Yesterday, the Postal Service announced that the joke was on it.
The scrawl, one of three hidden marks said to be found on recent U.S. stamps, was actually part of the design for the stamp honoring World War I veterans, the Postal Service said.
Following the August announcement that an engraver at the Bureau of Engraving and Printing had added a tiny Star of David to a $1 stamp, postal spokesmen said they had discovered that Slania, the court engraver of Sweden, had added his signature to the veterans stamp.
Yesterday postal officials said an investigation that followed a complaint by Slania proved him correct. His engraving faithfully followed the artwork he was told to copy, officials said.
"Slania obviously did not add any unauthorized elements to the engraving," the announcement said.

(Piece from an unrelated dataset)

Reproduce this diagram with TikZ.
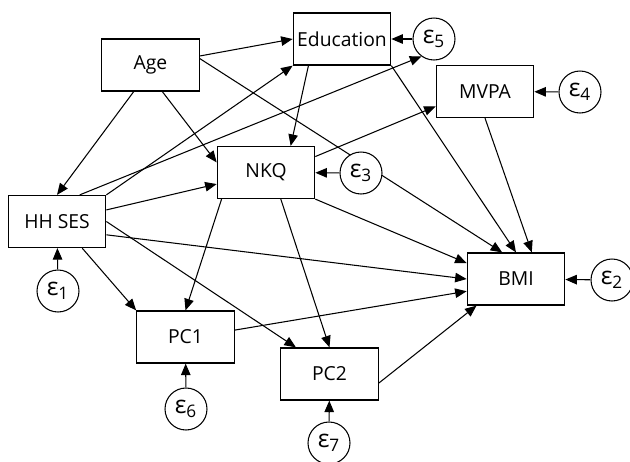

A review showed that the lines believed to be Slania's signature were in the original stamp design, a recreation of a 1918 pastel drawing by Army combat artist Harvey Dunn, it said.
The bureau is reviewing dies used to print recent stamps following disclosure that engraver Kenneth Kipperman had added the Star of David to a 1986 stamp honoring Jewish immigrant Bernard Revel, founder of Yeshiva University. Results should be announced in several weeks, a bureau spokesman said.